"I feel good and happy about the materials. To me a picture is worth 1000 words."
WIC participant

Emotion-Based Materials

Why consider emotion-based approaches?

For years, nutrition education focused on knowledge. We believed that if people knew and understood nutrition, behavior change would follow. If we provided clear, concise and accurate information and transferred knowledge, we were doing our best as educators. We sometimes viewed parents who didn’t act on our advice as unmotivated.

We were wrong. One look at the staggering obesity crisis in America proves it. Most people know what they have to do to lose weight—eat less and move more—but they aren’t doing it. Knowledge alone is unlikely to be persuasive enough to change behaviors.

Nutrition programs are now being held to a new standard: behavior change. It is not enough to transfer knowledge because knowing is not the same as doing. Our challenge is to change behaviors—and that calls for a new approach.

Why consider emotion-based approaches? People make decisions based not on knowledge alone, but on feelings. Emotion-based messages feature emotion-based reasons for taking health-related actions.

How does an emotion-based approach differ from a traditional logic-based approach?

Suppose you want to encourage a mother to feed her child more fruits and vegetables. Which approach is likely to be more persuasive?

  • Logic based reason: Fruits and vegetables are good for your child. They contain vitamins, minerals and fiber that prevent disease. They are also helpful in preventing excess weight gain because they are low in calories.
  • Emotion-based approach: Every mother who loves her children does extraordinary things to make their lives better. She knows her children trust her to provide the very best for them everyday—and she delivers. Offering fruits and vegetables has the power to change the lives of children. They help them maintain a healthy weight—so important to keeping up with friends—and protect them from disease. Wouldn’t it be wonderful if every mother could do this for her child?

Making mothers feel good about themselves and what they do for their child every day is more likely to resonate and lead to behavior change than simply providing factual information on fruits and vegetables. Emotion-based approaches represent an effective way to capture attention, “hook” the parent with the benefits of taking action, and change behaviors.

So what motivates WIC mothers?

People can know what to do, how to do it and why they should do it—and still not do it. Our challenge is to increase people’s desire and resolve to change. The first step in creating emotion-based materials is to identify what motivates people.

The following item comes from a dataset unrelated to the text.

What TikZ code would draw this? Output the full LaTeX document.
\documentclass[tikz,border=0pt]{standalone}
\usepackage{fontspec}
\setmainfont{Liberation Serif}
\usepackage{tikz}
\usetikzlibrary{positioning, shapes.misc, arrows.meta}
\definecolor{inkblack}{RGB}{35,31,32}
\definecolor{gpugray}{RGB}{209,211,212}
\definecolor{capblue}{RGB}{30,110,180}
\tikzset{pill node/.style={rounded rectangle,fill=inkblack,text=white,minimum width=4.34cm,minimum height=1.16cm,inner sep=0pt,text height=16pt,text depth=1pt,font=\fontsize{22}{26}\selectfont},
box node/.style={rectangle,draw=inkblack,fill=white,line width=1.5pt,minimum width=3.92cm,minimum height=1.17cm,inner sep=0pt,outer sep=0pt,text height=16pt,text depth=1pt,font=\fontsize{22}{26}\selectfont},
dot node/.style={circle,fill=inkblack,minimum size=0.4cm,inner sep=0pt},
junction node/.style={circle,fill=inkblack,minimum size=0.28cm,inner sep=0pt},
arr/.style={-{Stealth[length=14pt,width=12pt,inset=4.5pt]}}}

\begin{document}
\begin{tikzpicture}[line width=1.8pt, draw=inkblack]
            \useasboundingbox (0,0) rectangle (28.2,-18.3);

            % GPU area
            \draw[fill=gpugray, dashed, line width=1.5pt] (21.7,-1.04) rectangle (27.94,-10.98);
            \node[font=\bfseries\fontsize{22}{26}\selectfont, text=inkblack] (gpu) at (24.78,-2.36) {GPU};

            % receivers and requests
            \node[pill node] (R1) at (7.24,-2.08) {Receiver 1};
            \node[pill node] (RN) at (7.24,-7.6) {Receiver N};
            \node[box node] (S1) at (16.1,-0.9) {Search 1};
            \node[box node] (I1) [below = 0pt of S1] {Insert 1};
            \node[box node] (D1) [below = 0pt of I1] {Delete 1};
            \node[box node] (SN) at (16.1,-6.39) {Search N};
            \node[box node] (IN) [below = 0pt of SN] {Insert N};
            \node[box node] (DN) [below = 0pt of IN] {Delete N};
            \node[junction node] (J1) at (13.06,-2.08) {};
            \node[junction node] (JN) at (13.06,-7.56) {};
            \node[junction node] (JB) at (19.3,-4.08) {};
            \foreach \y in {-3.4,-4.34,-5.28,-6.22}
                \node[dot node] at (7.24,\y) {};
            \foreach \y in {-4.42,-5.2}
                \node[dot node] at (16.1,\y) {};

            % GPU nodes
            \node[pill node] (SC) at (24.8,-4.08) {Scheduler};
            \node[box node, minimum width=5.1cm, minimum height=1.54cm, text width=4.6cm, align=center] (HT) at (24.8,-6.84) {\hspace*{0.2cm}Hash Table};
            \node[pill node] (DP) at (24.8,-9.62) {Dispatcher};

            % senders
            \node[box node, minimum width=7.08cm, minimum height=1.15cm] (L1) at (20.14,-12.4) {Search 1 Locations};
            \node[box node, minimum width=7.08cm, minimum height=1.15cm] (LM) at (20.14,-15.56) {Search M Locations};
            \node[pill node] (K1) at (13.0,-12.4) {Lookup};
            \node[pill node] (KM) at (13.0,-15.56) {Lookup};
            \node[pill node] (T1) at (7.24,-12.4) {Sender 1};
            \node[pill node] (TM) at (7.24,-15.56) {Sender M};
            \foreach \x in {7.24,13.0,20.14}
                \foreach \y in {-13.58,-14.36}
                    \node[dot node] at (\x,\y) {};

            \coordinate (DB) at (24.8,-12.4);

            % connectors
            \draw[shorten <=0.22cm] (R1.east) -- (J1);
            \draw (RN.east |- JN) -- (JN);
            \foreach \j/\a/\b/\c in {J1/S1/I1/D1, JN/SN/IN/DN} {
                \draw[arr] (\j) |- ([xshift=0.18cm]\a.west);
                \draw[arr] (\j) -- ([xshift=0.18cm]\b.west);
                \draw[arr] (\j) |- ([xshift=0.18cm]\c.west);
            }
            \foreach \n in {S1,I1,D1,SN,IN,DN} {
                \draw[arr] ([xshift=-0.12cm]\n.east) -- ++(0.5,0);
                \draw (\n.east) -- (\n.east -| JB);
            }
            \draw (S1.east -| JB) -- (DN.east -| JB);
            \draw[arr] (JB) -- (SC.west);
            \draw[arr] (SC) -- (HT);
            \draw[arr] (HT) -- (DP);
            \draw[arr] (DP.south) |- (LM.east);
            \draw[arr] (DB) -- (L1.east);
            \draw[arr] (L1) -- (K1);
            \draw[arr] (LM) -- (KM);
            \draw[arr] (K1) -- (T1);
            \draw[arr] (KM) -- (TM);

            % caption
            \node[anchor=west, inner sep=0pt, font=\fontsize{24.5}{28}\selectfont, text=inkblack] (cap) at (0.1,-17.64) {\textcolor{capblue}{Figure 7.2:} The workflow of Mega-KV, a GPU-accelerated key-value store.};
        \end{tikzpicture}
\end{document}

Motivations are powerful. Rather than trying to motivate WIC mothers by “planting” our motivations into them, we listened to what mothers were saying in focus groups to identify powerful motivators that would likely drive their behaviors. The emotion-based materials featured in this website reflect those motivations:

  • I want to be a good parent
  • I want to be intelligent
  • I want to know that I am powerful and what I do makes a difference in my child’s life
  • I want to be in control
  • I want to feel secure
  • I want to feel successful
  • I want to feel good about myself when I take care of my child
  • I am willing to make sacrifices to care for my child because that is what great moms do
  • I want to believe in my power to change the course of my child’s life by the actions I take
  • I want to have a meaningful impact on my family
  • I want to show that I am worthy of my child’s trust
  • I want my children to know that they can count on me--and I will deliver
  • I want to keep my child safe
  • I want to lead my child towards a successful life

Motivation isn’t a commodity we can buy, shift or transfer. Motivations are buried deep in people’s hearts, not their heads, and are unleashed by emotion-based approaches rather than by knowledge-based approaches.

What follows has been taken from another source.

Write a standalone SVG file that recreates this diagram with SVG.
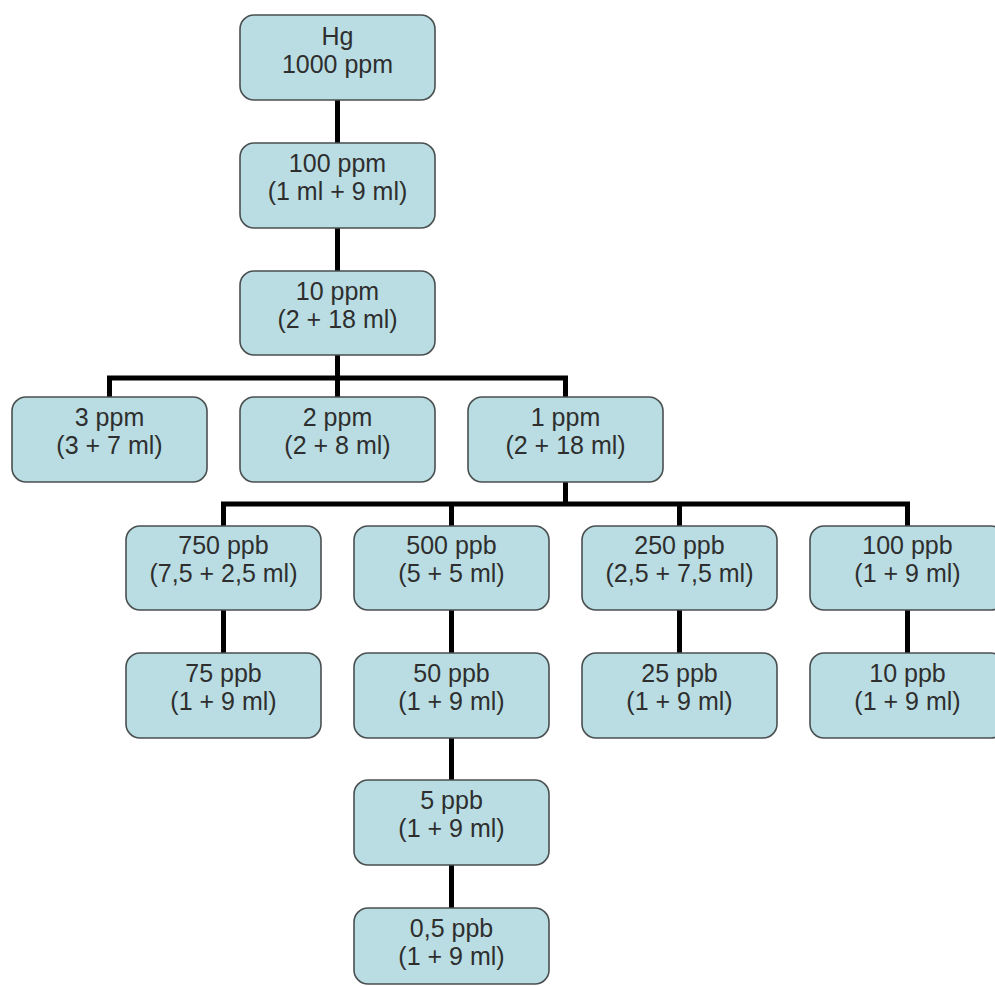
<svg xmlns="http://www.w3.org/2000/svg" width="995" height="987" viewBox="0 0 995 987">
<style>
.box{fill:#b9dde2;stroke:#4a4f50;stroke-width:1.6}
.t{font-family:"Liberation Sans",Arial,sans-serif;font-size:25px;fill:#2e2e2e;text-anchor:middle}
.c{fill:none;stroke:#000;stroke-width:5;stroke-linejoin:miter}
</style>
<rect width="995" height="987" fill="#fff"/>
<g id="connectors">
<path class="c" d="M337.5 100V143M337.5 228V271M337.5 355V397M109.5 397V378H565.5V397"/>
<path class="c" d="M565.5 482V504M223.5 526V504H907.5V526M451.5 504V526M679.5 504V526"/>
<path class="c" d="M223.5 610V653M451.5 610V653M679.5 610V653M907.5 610V653M451.5 738V780M451.5 865V908"/>
</g>
<g id="n_hg"><rect class="box" x="240" y="15" width="195" height="85" rx="14"/><text class="t" x="337.5" y="45">Hg</text><text class="t" x="337.5" y="73">1000 ppm</text></g>
<g id="n_100ppm"><rect class="box" x="240" y="143" width="195" height="85" rx="14"/><text class="t" x="337.5" y="172">100 ppm</text><text class="t" x="337.5" y="200">(1 ml + 9 ml)</text></g>
<g id="n_10ppm"><rect class="box" x="240" y="271" width="195" height="84" rx="14"/><text class="t" x="337.5" y="300">10 ppm</text><text class="t" x="337.5" y="328">(2 + 18 ml)</text></g>
<g id="n_3ppm"><rect class="box" x="12" y="397" width="195" height="85" rx="14"/><text class="t" x="109.5" y="426">3 ppm</text><text class="t" x="109.5" y="454">(3 + 7 ml)</text></g>
<g id="n_2ppm"><rect class="box" x="240" y="397" width="195" height="85" rx="14"/><text class="t" x="337.5" y="426">2 ppm</text><text class="t" x="337.5" y="454">(2 + 8 ml)</text></g>
<g id="n_1ppm"><rect class="box" x="468" y="397" width="195" height="85" rx="14"/><text class="t" x="565.5" y="426">1 ppm</text><text class="t" x="565.5" y="454">(2 + 18 ml)</text></g>
<g id="n_750ppb"><rect class="box" x="126" y="526" width="195" height="84" rx="14"/><text class="t" x="223.5" y="554">750 ppb</text><text class="t" x="223.5" y="582">(7,5 + 2,5 ml)</text></g>
<g id="n_500ppb"><rect class="box" x="354" y="526" width="195" height="84" rx="14"/><text class="t" x="451.5" y="554">500 ppb</text><text class="t" x="451.5" y="582">(5 + 5 ml)</text></g>
<g id="n_250ppb"><rect class="box" x="582" y="526" width="195" height="84" rx="14"/><text class="t" x="679.5" y="554">250 ppb</text><text class="t" x="679.5" y="582">(2,5 + 7,5 ml)</text></g>
<g id="n_100ppb"><rect class="box" x="810" y="526" width="195" height="84" rx="14"/><text class="t" x="907.5" y="554">100 ppb</text><text class="t" x="907.5" y="582">(1 + 9 ml)</text></g>
<g id="n_75ppb"><rect class="box" x="126" y="653" width="195" height="85" rx="14"/><text class="t" x="223.5" y="682">75 ppb</text><text class="t" x="223.5" y="710">(1 + 9 ml)</text></g>
<g id="n_50ppb"><rect class="box" x="354" y="653" width="195" height="85" rx="14"/><text class="t" x="451.5" y="682">50 ppb</text><text class="t" x="451.5" y="710">(1 + 9 ml)</text></g>
<g id="n_25ppb"><rect class="box" x="582" y="653" width="195" height="85" rx="14"/><text class="t" x="679.5" y="682">25 ppb</text><text class="t" x="679.5" y="710">(1 + 9 ml)</text></g>
<g id="n_10ppb"><rect class="box" x="810" y="653" width="195" height="85" rx="14"/><text class="t" x="907.5" y="682">10 ppb</text><text class="t" x="907.5" y="710">(1 + 9 ml)</text></g>
<g id="n_5ppb"><rect class="box" x="354" y="780" width="195" height="85" rx="14"/><text class="t" x="451.5" y="809">5 ppb</text><text class="t" x="451.5" y="837">(1 + 9 ml)</text></g>
<g id="n_05ppb"><rect class="box" x="354" y="908" width="195" height="76" rx="14"/><text class="t" x="451.5" y="937">0,5 ppb</text><text class="t" x="451.5" y="965">(1 + 9 ml)</text></g>
</svg>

Why telling people “it’s good for you” doesn’t work

Effective messages make people feel good about themselves. Telling someone to eat something because it is “good for them” does not invoke positive feelings. Logic-based messages that focus solely on health benefits often feel like lectures. They make people feel guilty about what they do, fearful of death and disease and inadequate as parents or individuals. They do not evoke positive feelings that lead to behavior change.

What about parents who want logic and facts, not emotion?

We want to believe that people make decisions based on facts and logic. After all, we’re rational, thoughtful people, right? The truth is that people make decisions based on feelings and justify them with logic. This doesn’t mean that people don’t want facts. Of course they do. But it is more effective to present facts in small doses after you have touched their hearts and tapped into their motivations.

The Touching Hearts, Touching Minds emotion-based materials featured on this website are designed to touch people’s heart first, usually with an engaging visual, and then provide information to act on. Both emotion and facts are needed for behavior change.

Can emotion-based materials work with traditional counseling?

As nutrition educators, it is our job to help parents motivate themselves. To make this experience seamless and congruent for WIC families, we need every contact with WIC to focus on the same thing—the powerful motivators that already exist in our participants. Traditional counseling rarely targets powerful intrinsic motivations, leaving parents unaffected when educators present only logic-based reasons for making changes.

Changing to emotion-based strategies, materials and messages all at once can be overwhelming and frustrating. If you’re interested in feeling the power of emotion-based counseling, incorporate small changes into traditional counseling over time.